TEMPO.CO, Jakarta - Pemerintah tercatat gencar mensosialisasikan transaksi Keuangan elektronik atau non tunai kini. Meski begitu, Peneliti Center for Indonesian Policy Studies (CIPS) Novani Karina Saputri mengatakan transaksi keuangan elektronik belum banyak digunakan masyarakat.
"Padahal Pemerintah mulai menerapkan transaksi elektronik semacam ini dalam banyak hal, salah satunya adalah transaksi pembayaran di gerbang tol,” kata Novani dalam keterangan tertulisnya di Jakarta, Minggu, 25 Februari 2018.
Baca: Per Januari 2018, Pengguna Fintech Tembus 260 Ribu Orang
Menurut Novani tercatat ada lebih dari 50 persen penduduk Indonesia merupakan pengguna layanan internet. Akan tetapi, baru 7,5 persen dari keseluruhan pengguna layanan Internet memanfaatkan jaringan Internet untuk transaksi elektronik.
Menurut Novani, transaksi keuangan elektronik juga memiliki banyak manfaat, salah satunya adalah efisiensi waktu. Selain itu, kata dia, transaksi elektronik juga dapat mendukung upaya pemerintah untuk mengurangi jumlah uang beredar / money supply yang akan mempengaruhi tingkat inflasi.

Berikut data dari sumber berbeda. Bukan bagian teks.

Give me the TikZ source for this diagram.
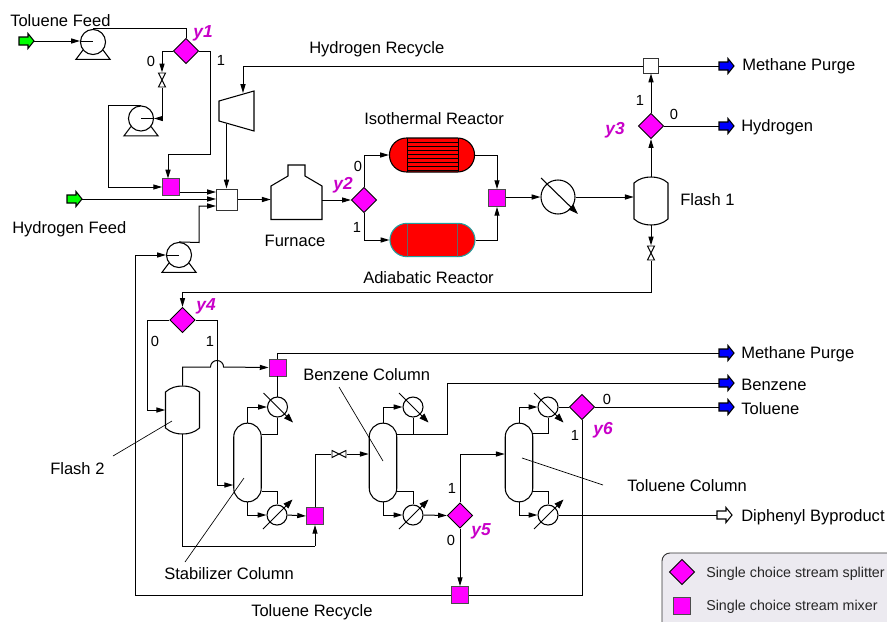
\documentclass[tikz,border=0pt]{standalone}
\usepackage{fontspec}
\setmainfont{Liberation Sans}
\usetikzlibrary{arrows.meta,shapes.geometric,calc}
\definecolor{mag}{HTML}{FF00FF}
\definecolor{ylab}{HTML}{C800C8}
\definecolor{lgray}{HTML}{ECEAF0}
\definecolor{tealb}{HTML}{20A0A0}
\tikzset{
  flow/.style={line width=0.75pt,line join=miter,-{Triangle[length=6.6pt,width=3.8pt]}},
  pipe/.style={line width=0.75pt},
  leader/.style={line width=0.5pt},
  splitter/.style={diamond,draw=black,fill=mag,line width=0.7pt,minimum width=19pt,minimum height=19pt,inner sep=0pt,shape aspect=1},
  mixer/.style={rectangle,draw=black!70,fill=mag,line width=0.6pt,minimum size=12.8pt,inner sep=0pt},
  whitebox/.style={rectangle,draw=black!80,fill=white,line width=0.7pt,inner sep=0pt},
  pumpc/.style={circle,draw=black,fill=white,line width=0.8pt,minimum size=18.8pt,inner sep=0pt},
  hxc/.style={circle,draw=black,fill=white,line width=0.8pt,inner sep=0pt},
  hold/.style={rectangle,inner sep=0pt},
  column/.style={rectangle,draw=black,fill=white,line width=0.8pt,rounded corners=10.2pt,minimum width=20.6pt,minimum height=59pt,inner sep=0pt},
  lab/.style={inner sep=0pt,yshift=-0.8pt,font=\fontsize{12.4pt}{14pt}\selectfont,text height=9pt,text depth=3pt},
  dig/.style={inner sep=0pt,font=\fontsize{11pt}{13pt}\selectfont},
  ylabel/.style={inner sep=0pt,yshift=-0.6pt,text=ylab,font=\fontsize{13pt}{15pt}\selectfont\bfseries\itshape},
  legtext/.style={inner sep=0pt,font=\fontsize{10.7pt}{12pt}\selectfont,text height=8pt,text depth=2pt,text=black!85},
}
\newcommand{\pumpunit}[3]{%
  \draw[line width=0.8pt,fill=white] (#2-10,#3+8) -- (#2-17,#3+17.3) -- (#2+17,#3+17.3) -- (#2+10,#3+8);
  \node[pumpc] (#1) at (#2,#3) {};}
\newcommand{\blockarrow}[4]{% name, tail x, y, colour
  \draw[line width=0.8pt,fill=#4] (#2,#3-4) -- (#2+9,#3-4) -- (#2+9,#3-7.5) -- (#2+15,#3) -- (#2+9,#3+7.5) -- (#2+9,#3+4) -- (#2,#3+4) -- cycle;
  \coordinate (#1t) at (#2,#3);
  \coordinate (#1h) at (#2+15,#3);}
\newcommand{\vesselunit}[3]{% name, cx, cy
  \node[hold,minimum width=25.5pt,minimum height=36pt] (#1) at (#2,#3) {};
  \draw[line width=0.8pt,fill=white] (#2-17,#3-18) .. controls (#2-12,#3-22.5) and (#2-6,#3-24) .. (#2,#3-24) .. controls (#2+6,#3-24) and (#2+12,#3-22.5) .. (#2+17,#3-18) -- (#2+17,#3+18) .. controls (#2+12,#3+22.5) and (#2+6,#3+24) .. (#2,#3+24) .. controls (#2-6,#3+24) and (#2-12,#3+22.5) .. (#2-17,#3+18) -- cycle;}
\newcommand{\valveV}[3]{%
  \node[hold,minimum width=5.5pt,minimum height=11pt] (#1) at (#2,#3) {};
  \draw[line width=0.7pt,fill=white] (#2-3.5,#3-7) -- (#2+3.5,#3-7) -- (#2-3.5,#3+7) -- (#2+3.5,#3+7) -- cycle;}
\newcommand{\valveH}[3]{%
  \node[hold,minimum width=11pt,minimum height=5.5pt] (#1) at (#2,#3) {};
  \draw[line width=0.7pt,fill=white] (#2-7,#3-3.5) -- (#2-7,#3+3.5) -- (#2+7,#3-3.5) -- (#2+7,#3+3.5) -- cycle;}
\newcommand{\hxdown}[3]{% condenser: arrow towards lower right
  \node[hxc,minimum size=15pt] (#1) at (#2,#3) {};
  \draw[line width=0.7pt,-{Triangle[length=7pt,width=5pt]}] (#2-14,#3-14) -- (#2+15.5,#3+15.5);}
\newcommand{\hxup}[3]{% reboiler: arrow towards upper right
  \node[hxc,minimum size=15pt] (#1) at (#2,#3) {};
  \draw[line width=0.7pt,-{Triangle[length=7pt,width=5pt]}] (#2-14,#3+14) -- (#2+15.5,#3-15.5);}
\begin{document}
\begin{tikzpicture}[x=0.75pt,y=-0.75pt]
\useasboundingbox (0,0) rectangle (887,621);
\clip (0,0) rectangle (887,621);
% ---------- legend
\node[rectangle,draw=black!80,fill=lgray,line width=0.7pt,rounded corners=6pt,minimum width=178.5pt,minimum height=65.25pt,inner sep=0pt] (legend) at (781,596.5) {};
\node[splitter] (legsplit) at (682,572) {};
\node[mixer] (legmix) at (682,606) {};
\node[legtext,anchor=west] (legsplittext) at (706,573) {Single choice stream splitter};
\node[legtext,anchor=west] (legmixtext) at (706,606) {Single choice stream mixer};
% ---------- equipment
\blockarrow{feedT}{19}{41}{green}
\blockarrow{feedH}{67}{199}{green}
\pumpunit{pumpA}{93}{42}
\pumpunit{pumpB}{141}{118.5}
\pumpunit{pumpC}{179}{255}
\valveV{valveA}{162}{80}
\valveV{valveB}{651}{253}
\valveH{valveC}{339}{454}
\node[splitter] (yone) at (186,51) {};
\node[splitter] (ytwo) at (364,200) {};
\node[splitter] (ythree) at (651,126) {};
\node[splitter] (yfour) at (182.5,320) {};
\node[splitter] (yfive) at (460,515.5) {};
\node[splitter] (ysix) at (582,407) {};
\node[mixer] (mixA) at (171,187) {};
\node[mixer] (mixB) at (497,198) {};
\node[mixer] (mixC) at (277.5,367.5) {};
\node[mixer] (mixD) at (315,516) {};
\node[mixer] (mixR) at (460,595) {};
\node[whitebox,minimum size=15.8pt] (boxA) at (227,199.5) {};
\node[whitebox,minimum size=10.6pt] (boxB) at (651,66) {};
% compressor
\node[hold,minimum width=26pt,minimum height=30pt] (comp) at (236.5,111) {};
\coordinate (compin) at (243,93);
\coordinate (compout) at (226.5,124);
\draw[line width=0.8pt,fill=white] (219,101) -- (254,91) -- (254,131) -- (219,121) -- cycle;
% furnace
\node[hold,minimum width=38.25pt,minimum height=41pt] (furn) at (296.5,192.5) {};
\draw[line width=0.8pt,fill=white] (271,219.5) -- (271,186) -- (288,176) -- (288,165) -- (305,165) -- (305,176) -- (322,186) -- (322,219.5) -- cycle;
% reactors
\node[rectangle,draw=black,fill=red,line width=0.8pt,rounded corners=12.7pt,minimum width=63.8pt,minimum height=25.5pt,inner sep=0pt] (iso) at (432,155) {};
\foreach \yy in {142,146,150,154,158,162,166,170} \draw[line width=0.7pt] (407,\yy) -- (458,\yy);
\draw[line width=0.5pt] (407,138) -- (407,172) (458,138) -- (458,172);
\node[rectangle,draw=tealb,fill=red,line width=0.8pt,rounded corners=12.7pt,minimum width=63.8pt,minimum height=25pt,inner sep=0pt] (adia) at (432.5,240) {};
\draw[line width=0.3pt,draw=black!60] (407.5,224) -- (407.5,257) (457.5,224) -- (457.5,257);
% big exchanger
\node[hxc,minimum size=25.5pt] (hxA) at (558,197) {};
\draw[line width=0.8pt,-{Triangle[length=7.5pt,width=5pt]}] (541,178) -- (578,214);
\vesselunit{flashA}{651}{201}
\vesselunit{flashB}{182.5}{410}
\node[column] (stab) at (247.5,462.5) {};
\node[column] (benz) at (383,462.5) {};
\node[column] (tolc) at (519,462.5) {};
% ---------- connectors
\draw[flow] (feedTh) -- (feedTh -| pumpA.west);
\draw[pipe] (feedTh -| pumpA.west) -- (feedTh -| pumpA.center);
\draw[pipe] (pumpA.north) -| (yone.north);
\draw[flow] (yone.west) -| (valveA.north);
\draw[flow] (valveA.south) |- (pumpB.east);
\draw[pipe] (pumpB.east) -- (pumpB.center);
\draw[flow] (pumpB.north) -- ++(-33,0) |- (mixA.west);
\draw[flow] (yone.east) -- (210,51) -- (210,154.5) -- (168,154.5) -- (168,178.5);
\draw[flow] (mixA.east |- 0,192) -- (boxA.west |- 0,192);
\draw[flow] (feedHh) -- (boxA.west |- feedHh);
\draw[flow] (pumpC.north) -- (199,242.5) |- (boxA.west |- 0,206);
\draw[flow] (compout) -- (compout |- boxA.north);
\draw[flow] (boxB.west) -- (243,66) -- (compin);
\draw[flow] (boxA.east) -- (furn.west |- boxA.east);
\draw[flow] (furn.east |- ytwo.west) -- (ytwo.west);
\draw[flow] (ytwo.north) |- (iso.west);
\draw[flow] (ytwo.south) |- (adia.west);
\draw[flow] (iso.east) -| (mixB.north);
\draw[flow] (adia.east) -| (mixB.south);
\draw[flow] (mixB.east |- hxA.west) -- (hxA.west);
\draw[flow] (hxA.east) -- (hxA.east -| flashA.west);
\draw[flow] (flashA.north) -- (ythree.south);
\draw[flow] (ythree.north) -- (boxB.south);
\draw[flow] (flashA.south) -- (valveB.north);
\draw[flow] (valveB.south) -- (651,292) -| (yfour.north);
\coordinate (purgeA) at (720,66);
\coordinate (hydro) at (720,126);
\draw[pipe] (boxB.east) -- (purgeA);
\draw[pipe] (ythree.east) -- (hydro);
\blockarrow{outA}{719}{66}{blue}
\blockarrow{outB}{719}{126}{blue}
\draw[flow] (yfour.west) -- (147,320) |- (flashB.west |- 0,410);
\draw[flow] (yfour.east) -- (217,320) |- (stab.west |- 0,485);
\draw[flow] (flashB.north) |- (210.5,367) arc[start angle=180,end angle=0,radius=4.9pt] -- (mixC.west);
\draw[pipe] (mixC.north) |- (720,353);
\blockarrow{outC}{719}{353}{blue}
\draw[pipe] (flashB.south) -- (182.5,546) -- (315,546);
\draw[flow] (315,546) -- (mixD.south);
\draw[pipe] (mixC.south) -- (277.5,397);
\hxdown{cdA}{277.5}{407}
\hxup{rbA}{277}{515}
\draw[flow] (stab.north) |- (cdA.west);
\draw[pipe] (cdA.south) |- (stab.east |- 0,434);
\draw[pipe] (stab.east |- 0,491.6) -| (rbA.north);
\draw[flow] (stab.south) |- (rbA.west);
\draw[flow] (rbA.east) -- (mixD.west);
\draw[pipe] (mixD.north) |- (valveC.west);
\draw[flow] (valveC.east) -- (benz.west |- valveC.east);
\hxdown{cdB}{413}{407}
\hxup{rbB}{413}{515}
\draw[flow] (benz.north) |- (cdB.west);
\draw[pipe] (cdB.south) -- (413,434);
\draw[pipe] (benz.east |- 0,434) -- (447,434) -- (447,383) -- (720,383);
\blockarrow{outD}{719}{383}{blue}
\draw[pipe] (benz.east |- 0,491.6) -| (rbB.north);
\draw[flow] (benz.south) |- (rbB.west);
\draw[flow] (rbB.east) -- (yfive.west);
\draw[flow] (yfive.north) |- (tolc.west |- 0,454);
\draw[flow] (yfive.south) -- (mixR.north);
\hxdown{cdC}{548}{407}
\hxup{rbC}{548}{515}
\draw[flow] (tolc.north) |- (cdC.west);
\draw[pipe] (tolc.east |- 0,433.5) -| (cdC.south);
\draw[pipe] (cdC.east) -- (ysix.west);
\draw[pipe] (ysix.east) -- (720,407);
\blockarrow{outE}{719}{407}{blue}
\draw[pipe] (ysix.south) |- (mixR.east);
\draw[flow] (mixR.west) -- (135,595) |- (pumpC.west);
\draw[pipe] (pumpC.west) -- (pumpC.center);
\draw[pipe] (tolc.east |- 0,491.6) -| (rbC.north);
\draw[flow] (tolc.south) |- (rbC.west);
\draw[pipe] (rbC.east) -- (718,515);
\blockarrow{outF}{717}{515}{white}
% leader lines
\draw[leader] (113,456) -- (172,421);
\draw[leader] (185,562) -- (244,478);
\draw[leader] (339,387) -- (383,461);
\draw[leader] (522,458) -- (603,485);
% ---------- labels
\node[lab,anchor=west] (tTF) at (10,21) {Toluene Feed};
\node[lab,anchor=west] (tHR) at (309,48) {Hydrogen Recycle};
\node[lab,anchor=west] (tMP1) at (742,65) {Methane Purge};
\node[lab,anchor=west] (tH) at (741,126) {Hydrogen};
\node[lab,anchor=west] (tIR) at (364,119) {Isothermal Reactor};
\node[lab,anchor=west] (tF1) at (680,200) {Flash 1};
\node[lab,anchor=west] (tHF) at (12,228) {Hydrogen Feed};
\node[lab] (tFu) at (295,241) {Furnace};
\node[lab,anchor=west] (tAR) at (363,278) {Adiabatic Reactor};
\node[lab,anchor=west] (tMP2) at (741,353) {Methane Purge};
\node[lab,anchor=west] (tBC) at (303,375) {Benzene Column};
\node[lab,anchor=west] (tB) at (741,385) {Benzene};
\node[lab,anchor=west] (tT) at (741,409) {Toluene};
\node[lab,anchor=west] (tF2) at (50,469) {Flash 2};
\node[lab,anchor=west] (tTC) at (627,486) {Toluene Column};
\node[lab,anchor=west] (tDB) at (741,516) {Diphenyl Byproduct};
\node[lab,anchor=west] (tSC) at (164,574) {Stabilizer Column};
\node[lab,anchor=west] (tTR) at (251,611.5) {Toluene Recycle};
\node[dig] (d1) at (151,61) {0};
\node[dig] (d2) at (221,60) {1};
\node[dig] (d3) at (358,166) {0};
\node[dig] (d4) at (357,227) {1};
\node[dig] (d5) at (640,100) {1};
\node[dig] (d6) at (674,114) {0};
\node[dig] (d7) at (155,341) {0};
\node[dig] (d8) at (210,341) {1};
\node[dig] (d9) at (452,488) {1};
\node[dig] (d10) at (451,540) {0};
\node[dig] (d11) at (607,399) {0};
\node[dig] (d12) at (575,435) {1};
\node[ylabel] (l1) at (203,33) {y1};
\node[ylabel] (l2) at (343,184) {y2};
\node[ylabel] (l3) at (615,129) {y3};
\node[ylabel] (l4) at (206,306) {y4};
\node[ylabel] (l5) at (481,531) {y5};
\node[ylabel] (l6) at (603,429) {y6};
\end{tikzpicture}
\end{document}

"Berkurangnya jumlah uang beredar secara tidak langsung juga akan memengaruhi pertumbuhan ekonomi secara agregat. Oleh karena itu, kontrol terhadap suku bunga bukan lagi menjadi satu-satunya cara pemerintah untuk mengendalikan inflasi," ujar Novani.
Karena itu, ia meminta Pemerintah dan para stakeholder pada sektor perbankan untuk memberikan literasi mengenai tranaksi digital secara merata baik masyarakat rural, perbatasan, maupun urban. Selain itu, pemerintah harus fokus terhadap penanganan cyber crime yang merupakan salah satu pemicu trauma dan ketidakpercayaan masyarakat atas keamanan data pribadi mereka di jejaring internet.
"Transaksi digital yang ditargetkan mencapai 75 persen sampai akhir tahun 2019 dapat menjadi salah satu alternatif pemerintah untuk dapat memperdalam kebijakan inklusi finansial (Keuangan) yang kini sedang dijalankan," ujar dia.